A young boy approached Ruth Nelson, principal of the Warrenton school, to repay a dollar she had offered him when he was short on lunch money. Nelson told him he had a choice: He could give her the dollar, or he could consider it a gift. The boy handed Nelson the dollar.

That scene summed up Nelson's strengths as a principal, said Douthett, president of the school's parent-teacher organization. It showed that Nelson trusts and respects her students enough to lend them money and let them make decisions and that they trust and respect her enough to ask for help and express their gratitude.

In 15 years as an administrator at Taylor -- 11 as principal -- Nelson has cultivated a reputation as a friendly, gracious leader. Her example, parents and teachers say, has created a comfortable atmosphere that fosters learning. This year, that helped Nelson, 50, earn The Washington Post's Distinguished Educational Leadership Award for Fauquier County.

"I've never seen a principal who's so popular with everybody," Douthett said. "It's because she's so warm."

Taylor is best known for her accessibility and openness to innovation, whether it comes from a 12-year-old or a veteran teacher. This year, she supported an idea from two teachers to plant a "memory garden" in front of the school, where students and staff planted bulbs that will bloom in the spring. She also backed up one student's suggestion that classes write letters to soldiers in Afghanistan.

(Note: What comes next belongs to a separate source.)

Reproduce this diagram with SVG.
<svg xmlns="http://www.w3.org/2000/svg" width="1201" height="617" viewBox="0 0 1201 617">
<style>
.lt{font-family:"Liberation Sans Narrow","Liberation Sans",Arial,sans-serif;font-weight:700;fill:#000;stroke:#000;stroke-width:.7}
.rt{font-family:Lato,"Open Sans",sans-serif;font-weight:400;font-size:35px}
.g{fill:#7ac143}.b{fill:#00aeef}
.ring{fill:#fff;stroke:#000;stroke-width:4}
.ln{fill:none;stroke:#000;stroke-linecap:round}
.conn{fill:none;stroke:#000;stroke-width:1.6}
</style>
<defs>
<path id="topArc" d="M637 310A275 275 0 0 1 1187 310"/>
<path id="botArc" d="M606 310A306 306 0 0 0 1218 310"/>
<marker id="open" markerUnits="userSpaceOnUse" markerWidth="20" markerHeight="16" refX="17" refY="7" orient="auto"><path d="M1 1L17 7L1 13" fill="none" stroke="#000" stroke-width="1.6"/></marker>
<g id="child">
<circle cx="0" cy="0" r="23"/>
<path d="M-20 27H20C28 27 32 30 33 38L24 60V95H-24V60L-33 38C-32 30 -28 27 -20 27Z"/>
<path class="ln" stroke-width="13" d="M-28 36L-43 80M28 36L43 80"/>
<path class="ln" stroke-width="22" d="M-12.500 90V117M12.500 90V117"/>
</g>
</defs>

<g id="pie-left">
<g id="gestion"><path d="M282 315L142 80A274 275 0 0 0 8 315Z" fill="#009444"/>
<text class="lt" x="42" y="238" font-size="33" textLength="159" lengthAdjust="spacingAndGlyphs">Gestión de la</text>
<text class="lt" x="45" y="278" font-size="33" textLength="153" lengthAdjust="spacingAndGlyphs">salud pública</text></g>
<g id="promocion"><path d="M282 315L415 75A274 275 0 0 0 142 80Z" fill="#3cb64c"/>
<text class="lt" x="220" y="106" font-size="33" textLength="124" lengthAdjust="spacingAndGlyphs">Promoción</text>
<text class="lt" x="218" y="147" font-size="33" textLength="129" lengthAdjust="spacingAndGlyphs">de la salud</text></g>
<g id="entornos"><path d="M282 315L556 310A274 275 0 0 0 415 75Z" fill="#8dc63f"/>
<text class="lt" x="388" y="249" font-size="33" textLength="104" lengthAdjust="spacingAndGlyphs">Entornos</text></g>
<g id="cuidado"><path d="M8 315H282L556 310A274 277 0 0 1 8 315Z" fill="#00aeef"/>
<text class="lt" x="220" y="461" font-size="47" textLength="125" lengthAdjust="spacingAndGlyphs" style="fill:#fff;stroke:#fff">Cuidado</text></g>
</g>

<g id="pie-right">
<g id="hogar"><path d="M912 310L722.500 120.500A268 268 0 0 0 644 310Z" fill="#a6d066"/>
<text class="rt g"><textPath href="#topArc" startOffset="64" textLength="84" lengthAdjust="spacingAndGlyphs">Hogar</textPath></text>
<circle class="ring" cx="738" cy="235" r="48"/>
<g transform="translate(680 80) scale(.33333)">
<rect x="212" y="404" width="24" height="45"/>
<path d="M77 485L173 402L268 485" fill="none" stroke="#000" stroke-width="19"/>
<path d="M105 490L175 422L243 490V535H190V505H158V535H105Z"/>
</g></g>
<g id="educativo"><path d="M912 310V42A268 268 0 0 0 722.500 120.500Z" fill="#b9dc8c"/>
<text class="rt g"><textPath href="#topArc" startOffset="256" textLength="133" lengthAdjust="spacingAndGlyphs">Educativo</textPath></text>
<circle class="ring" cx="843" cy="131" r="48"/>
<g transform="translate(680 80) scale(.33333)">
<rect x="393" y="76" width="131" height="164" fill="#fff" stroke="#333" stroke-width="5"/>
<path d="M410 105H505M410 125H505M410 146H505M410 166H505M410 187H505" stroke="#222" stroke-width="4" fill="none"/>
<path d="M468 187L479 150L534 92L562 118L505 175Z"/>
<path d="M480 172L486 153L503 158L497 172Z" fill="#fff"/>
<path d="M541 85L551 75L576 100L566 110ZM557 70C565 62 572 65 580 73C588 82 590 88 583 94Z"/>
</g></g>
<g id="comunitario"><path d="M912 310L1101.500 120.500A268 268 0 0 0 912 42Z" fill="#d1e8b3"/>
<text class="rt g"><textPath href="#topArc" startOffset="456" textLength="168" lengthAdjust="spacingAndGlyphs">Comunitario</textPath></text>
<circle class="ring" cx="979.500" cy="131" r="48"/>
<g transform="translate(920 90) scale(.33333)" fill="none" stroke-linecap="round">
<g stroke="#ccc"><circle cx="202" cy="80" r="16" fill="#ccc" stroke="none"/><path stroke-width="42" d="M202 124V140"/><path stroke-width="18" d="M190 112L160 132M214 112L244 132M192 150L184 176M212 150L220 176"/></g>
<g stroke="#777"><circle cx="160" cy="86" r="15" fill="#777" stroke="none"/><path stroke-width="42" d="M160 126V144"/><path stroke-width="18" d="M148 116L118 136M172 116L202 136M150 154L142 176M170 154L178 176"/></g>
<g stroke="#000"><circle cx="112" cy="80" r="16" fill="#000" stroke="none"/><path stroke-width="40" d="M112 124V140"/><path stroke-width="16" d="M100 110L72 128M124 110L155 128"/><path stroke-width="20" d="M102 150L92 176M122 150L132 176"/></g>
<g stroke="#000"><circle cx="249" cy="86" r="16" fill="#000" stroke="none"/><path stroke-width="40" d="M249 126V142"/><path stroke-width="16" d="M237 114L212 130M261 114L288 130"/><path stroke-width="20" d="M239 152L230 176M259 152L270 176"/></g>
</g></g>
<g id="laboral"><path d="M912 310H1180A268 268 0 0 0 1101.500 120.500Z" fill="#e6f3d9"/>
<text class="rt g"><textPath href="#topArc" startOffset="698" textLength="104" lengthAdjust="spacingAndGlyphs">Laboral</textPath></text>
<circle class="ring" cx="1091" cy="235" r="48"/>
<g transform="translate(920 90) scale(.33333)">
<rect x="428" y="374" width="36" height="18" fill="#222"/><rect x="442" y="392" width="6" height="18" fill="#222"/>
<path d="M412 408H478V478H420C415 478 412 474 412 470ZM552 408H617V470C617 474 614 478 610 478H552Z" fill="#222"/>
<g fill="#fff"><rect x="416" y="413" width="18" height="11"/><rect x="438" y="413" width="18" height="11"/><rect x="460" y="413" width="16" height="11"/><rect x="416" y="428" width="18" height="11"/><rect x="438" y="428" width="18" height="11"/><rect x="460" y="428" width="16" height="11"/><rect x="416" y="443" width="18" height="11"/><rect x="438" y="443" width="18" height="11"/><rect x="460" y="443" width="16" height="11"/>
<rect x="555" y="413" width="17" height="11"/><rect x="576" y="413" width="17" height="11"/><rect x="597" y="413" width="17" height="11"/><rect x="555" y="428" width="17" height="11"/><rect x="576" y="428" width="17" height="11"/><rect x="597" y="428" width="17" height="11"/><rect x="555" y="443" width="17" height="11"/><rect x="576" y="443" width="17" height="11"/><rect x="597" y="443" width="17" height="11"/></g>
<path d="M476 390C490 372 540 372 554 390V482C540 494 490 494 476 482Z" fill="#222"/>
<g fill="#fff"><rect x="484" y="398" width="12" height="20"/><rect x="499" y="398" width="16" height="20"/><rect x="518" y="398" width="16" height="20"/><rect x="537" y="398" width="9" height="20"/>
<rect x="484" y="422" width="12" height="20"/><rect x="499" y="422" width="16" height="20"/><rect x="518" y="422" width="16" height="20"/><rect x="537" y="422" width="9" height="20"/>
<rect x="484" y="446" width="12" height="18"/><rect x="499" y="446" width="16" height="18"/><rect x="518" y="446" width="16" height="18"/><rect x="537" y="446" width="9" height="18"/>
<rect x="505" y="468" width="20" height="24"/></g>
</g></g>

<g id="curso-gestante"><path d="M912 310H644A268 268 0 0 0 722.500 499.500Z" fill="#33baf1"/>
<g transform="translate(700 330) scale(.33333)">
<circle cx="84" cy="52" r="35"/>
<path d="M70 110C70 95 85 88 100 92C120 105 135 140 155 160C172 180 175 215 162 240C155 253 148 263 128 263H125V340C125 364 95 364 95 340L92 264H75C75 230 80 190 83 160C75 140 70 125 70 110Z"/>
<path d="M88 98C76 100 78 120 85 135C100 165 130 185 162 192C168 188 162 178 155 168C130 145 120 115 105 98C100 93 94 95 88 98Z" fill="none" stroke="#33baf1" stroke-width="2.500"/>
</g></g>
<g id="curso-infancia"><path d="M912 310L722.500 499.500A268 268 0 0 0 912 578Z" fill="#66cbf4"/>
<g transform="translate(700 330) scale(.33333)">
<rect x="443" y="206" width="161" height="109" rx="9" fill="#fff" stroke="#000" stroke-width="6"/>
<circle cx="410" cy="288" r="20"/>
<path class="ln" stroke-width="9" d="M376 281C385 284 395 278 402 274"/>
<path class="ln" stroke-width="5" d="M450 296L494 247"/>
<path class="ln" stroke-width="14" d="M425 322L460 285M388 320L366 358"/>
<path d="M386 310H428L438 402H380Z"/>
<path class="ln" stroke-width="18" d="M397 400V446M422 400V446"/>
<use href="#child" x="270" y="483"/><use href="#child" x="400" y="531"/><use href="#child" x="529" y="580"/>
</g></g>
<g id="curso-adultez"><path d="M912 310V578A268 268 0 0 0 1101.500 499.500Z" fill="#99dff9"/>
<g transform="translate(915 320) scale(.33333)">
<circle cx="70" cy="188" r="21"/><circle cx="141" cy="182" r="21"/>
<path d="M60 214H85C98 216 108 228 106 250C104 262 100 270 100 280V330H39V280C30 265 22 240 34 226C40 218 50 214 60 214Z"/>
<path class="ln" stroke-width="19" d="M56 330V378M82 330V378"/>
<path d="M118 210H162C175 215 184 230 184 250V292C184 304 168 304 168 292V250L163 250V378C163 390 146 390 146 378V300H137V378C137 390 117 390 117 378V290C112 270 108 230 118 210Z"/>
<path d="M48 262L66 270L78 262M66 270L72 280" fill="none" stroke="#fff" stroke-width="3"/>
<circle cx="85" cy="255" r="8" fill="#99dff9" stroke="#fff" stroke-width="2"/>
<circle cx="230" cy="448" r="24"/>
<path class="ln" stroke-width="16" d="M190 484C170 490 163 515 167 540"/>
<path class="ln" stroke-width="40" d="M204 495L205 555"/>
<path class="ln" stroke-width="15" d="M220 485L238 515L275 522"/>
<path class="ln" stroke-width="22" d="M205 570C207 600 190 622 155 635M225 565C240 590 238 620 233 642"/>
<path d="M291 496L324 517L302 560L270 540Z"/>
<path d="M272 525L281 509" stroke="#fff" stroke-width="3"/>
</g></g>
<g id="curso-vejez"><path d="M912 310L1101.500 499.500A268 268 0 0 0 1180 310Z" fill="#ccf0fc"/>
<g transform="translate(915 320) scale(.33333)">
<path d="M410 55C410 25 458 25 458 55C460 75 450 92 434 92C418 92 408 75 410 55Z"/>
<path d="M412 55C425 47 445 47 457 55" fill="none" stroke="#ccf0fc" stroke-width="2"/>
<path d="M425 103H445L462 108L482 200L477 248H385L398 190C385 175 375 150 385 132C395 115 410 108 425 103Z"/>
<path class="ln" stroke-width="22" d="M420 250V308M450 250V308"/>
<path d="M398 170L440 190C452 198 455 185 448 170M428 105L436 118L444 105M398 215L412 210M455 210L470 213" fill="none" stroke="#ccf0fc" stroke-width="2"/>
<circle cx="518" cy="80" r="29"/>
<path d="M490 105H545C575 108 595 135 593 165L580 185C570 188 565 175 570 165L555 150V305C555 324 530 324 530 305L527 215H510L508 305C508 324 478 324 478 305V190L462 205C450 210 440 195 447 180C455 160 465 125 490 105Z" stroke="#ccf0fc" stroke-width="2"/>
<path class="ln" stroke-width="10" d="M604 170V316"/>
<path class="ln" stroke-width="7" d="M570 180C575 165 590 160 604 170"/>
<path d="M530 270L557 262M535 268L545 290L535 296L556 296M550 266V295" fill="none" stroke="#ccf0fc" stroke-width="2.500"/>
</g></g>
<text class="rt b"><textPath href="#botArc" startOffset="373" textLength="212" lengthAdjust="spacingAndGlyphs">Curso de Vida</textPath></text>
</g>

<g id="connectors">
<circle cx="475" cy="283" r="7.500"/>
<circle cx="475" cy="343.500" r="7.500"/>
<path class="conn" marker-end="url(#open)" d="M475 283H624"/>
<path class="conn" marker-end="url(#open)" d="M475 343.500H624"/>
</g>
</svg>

Teachers and students come to her with ideas because they know she'll listen, Nelson said.

"My door is always open," she said.

Not that she is in her office much. To learn the 440 names of every Taylor student by winter vacation, Nelson cruises the halls between each class period, sits in the cafeteria at lunch and gets students on the buses after school. To test herself, she studies students' photos, which are saved on the school's computer system.

Nelson is also a frequent visitor in classrooms, where she often jumps in to participate in lessons.

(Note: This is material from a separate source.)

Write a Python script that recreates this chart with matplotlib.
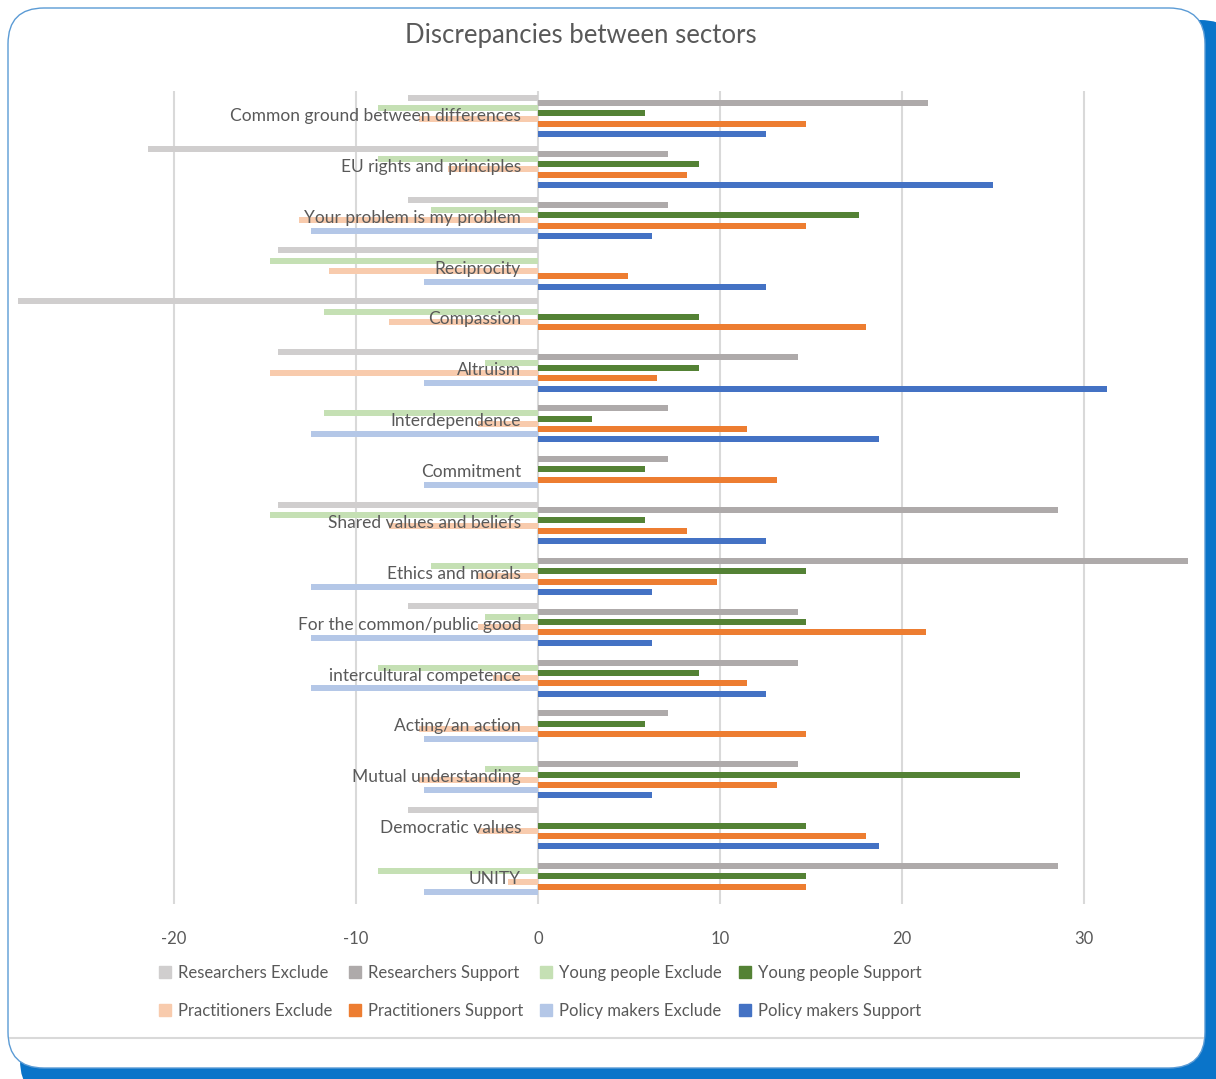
import numpy as np
import matplotlib.pyplot as plt
from matplotlib.patches import FancyBboxPatch, Patch

plt.rcParams['font.family'] = ['Lato', 'DejaVu Sans']
plt.rcParams['axes.unicode_minus'] = False

categories = ["Common ground between differences", "EU rights and principles",
              "Your problem is my problem", "Reciprocity", "Compassion", "Altruism",
              "Interdependence", "Commitment", "Shared values and beliefs",
              "Ethics and morals", "For the common/public good",
              "intercultural competence", "Acting/an action", "Mutual understanding",
              "Democratic values", "UNITY"]

researchers_exclude = [-7.14, -21.43, -7.14, -14.29, -28.57, -14.29, 0, 0, -14.29, 0, -7.14, 0, 0, 0, -7.14, 0]
researchers_support = [21.43, 7.14, 7.14, 0, 0, 14.29, 7.14, 7.14, 28.57, 35.71, 14.29, 14.29, 7.14, 14.29, 0, 28.57]
young_exclude = [-8.82, -8.82, -5.88, -14.71, -11.76, -2.94, -11.76, 0, -14.71, -5.88, -2.94, -8.82, 0, -2.94, 0, -8.82]
young_support = [5.88, 8.82, 17.65, 0, 8.82, 8.82, 2.94, 5.88, 5.88, 14.71, 14.71, 8.82, 5.88, 26.47, 14.71, 14.71]
pract_exclude = [-6.56, -4.92, -13.11, -11.48, -8.2, -14.75, -3.28, 0, -8.2, -3.28, -3.28, -2.5, -6.56, -6.56, -3.28, -1.64]
pract_support = [14.75, 8.2, 14.75, 4.92, 18.03, 6.56, 11.48, 13.11, 8.2, 9.84, 21.31, 11.48, 14.75, 13.11, 18.03, 14.75]
policy_exclude = [0, 0, -12.5, -6.25, 0, -6.25, -12.5, -6.25, 0, -12.5, -12.5, -12.5, -6.25, -6.25, 0, -6.25]
policy_support = [12.5, 25.0, 6.25, 12.5, 0, 31.25, 18.75, 0, 12.5, 6.25, 6.25, 12.5, 0, 6.25, 18.75, 0]

series = [
    ("Researchers Exclude", researchers_exclude, "#d0cece"),
    ("Researchers Support", researchers_support, "#aeaaaa"),
    ("Young people Exclude", young_exclude, "#c5e0b4"),
    ("Young people Support", young_support, "#548235"),
    ("Practitioners Exclude", pract_exclude, "#f8cbad"),
    ("Practitioners Support", pract_support, "#ed7d31"),
    ("Policy makers Exclude", policy_exclude, "#b4c7e7"),
    ("Policy makers Support", policy_support, "#4472c4"),
]

W, H = 1216, 1079
fig = plt.figure(figsize=(W / 100, H / 100), dpi=100)

# background frame
bg = fig.add_axes([0, 0, 1, 1])
bg.set_xlim(0, W)
bg.set_ylim(H, 0)
bg.axis('off')
bg.add_patch(FancyBboxPatch((60, 60), 1140, 1000,
                            boxstyle="round,pad=40,rounding_size=40",
                            facecolor="#0a74c9", edgecolor="none"))
bg.add_patch(FancyBboxPatch((40, 40), 1133, 996,
                            boxstyle="round,pad=32,rounding_size=36",
                            facecolor="white", edgecolor="#5b9bd5", lw=1))
bg.plot([10, 1203], [1038, 1038], color="#d9d9d9", lw=1.5)

text_color = "#595959"
ax = fig.add_axes([15.7 / W, (H - 904.4) / H, (1189.6 - 15.7) / W, (904.4 - 90.6) / H])
ax.set_facecolor('none')

y = np.arange(len(categories))
step = 0.102
for i, (name, vals, col) in enumerate(series):
    ax.barh(y - 0.357 + i * step, vals, height=0.118, color=col, label=name, zorder=3)

for yi, cat in zip(y, categories):
    ax.text(-0.93, yi, cat, ha='right', va='center', fontsize=12.5, color=text_color, zorder=5)

ax.set_xlim(-28.7, 35.8)
ax.set_ylim(len(categories) - 0.5, -0.5)
ax.set_xticks([-20, -10, 0, 10, 20, 30])
ax.set_yticks([])
ax.grid(axis='x', color="#d9d9d9", lw=1.5, zorder=0)
ax.tick_params(axis='x', length=0, pad=19, labelsize=12, labelcolor=text_color)
for s in ax.spines.values():
    s.set_visible(False)

fig.text(581 / W, 1 - 35 / H, "Discrepancies between sectors", ha='center', va='center',
         fontsize=18.5, color=text_color)

handles = [Patch(color=c, label=n) for n, v, c in series]
order = [0, 4, 1, 5, 2, 6, 3, 7]
fig.legend([handles[k] for k in order], [series[k][0] for k in order], ncol=4,
           loc='center', bbox_to_anchor=(540 / W, 1 - 992 / H), frameon=False,
           fontsize=12, labelcolor=text_color, handlelength=0.75, handleheight=0.75,
           handletextpad=0.4, columnspacing=1.0, labelspacing=1.3)

fig.savefig("out.png", dpi=100)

She said she puts out that effort because she believes educators must build relationships with every student, and at Taylor, all students are her students.

"We need to make sure that we don't have one child who falls through the cracks," she said. "They need affirmation."

Teachers said Nelson gives them the same treatment.

"She treats her staff like family," said Lindsey B. Wangsgard, an eighth-grade English teacher who attended Taylor when Nelson was an assistant principal. "I respect her as a boss, but when I talk to her it's not like talking to a boss, it's like talking to a friend."

Nelson, a Fauquier native, said she knew she wanted to be a teacher when she was a middle schooler herself. After graduating from college, she taught choral music for 15 years in Prince William County and earned a master's degree from George Mason University in 1979. Curious about administration, she applied in 1990 for an assistant principal position at Taylor. When she was chosen, however, she did not celebrate.

"I didn't want to leave the classroom," she said. "That was one of the most difficult decisions I've made in my life."

Fifteen years later, Nelson has no regrets. She has kept up with teaching trends by reading and, in 2003, getting a second master's degree in curriculum and instruction from George Mason.

"I need to be modeling lifelong learning," she said.

When she is not at Taylor, Nelson is choir director and organist at Marshall United Methodist Church and a soprano in the Camerata Cantores, a madrigal group. At home, she hones her cooking skills, reads about two novels a week and browses through the dozens of magazines -- from The Economist to Southern Living -- to which she and her husband, Jeff, subscribe.

Nelson said she will leave her job when it starts to feel more like work than fun. But she does not think that will happen soon.

"Every day is different," she said. "I can't get enough of middle school kids in general."

Ruth Nelson, Fauquier winner of The Post's Distinguished Educational Leadership Award, is principal of Taylor Middle School.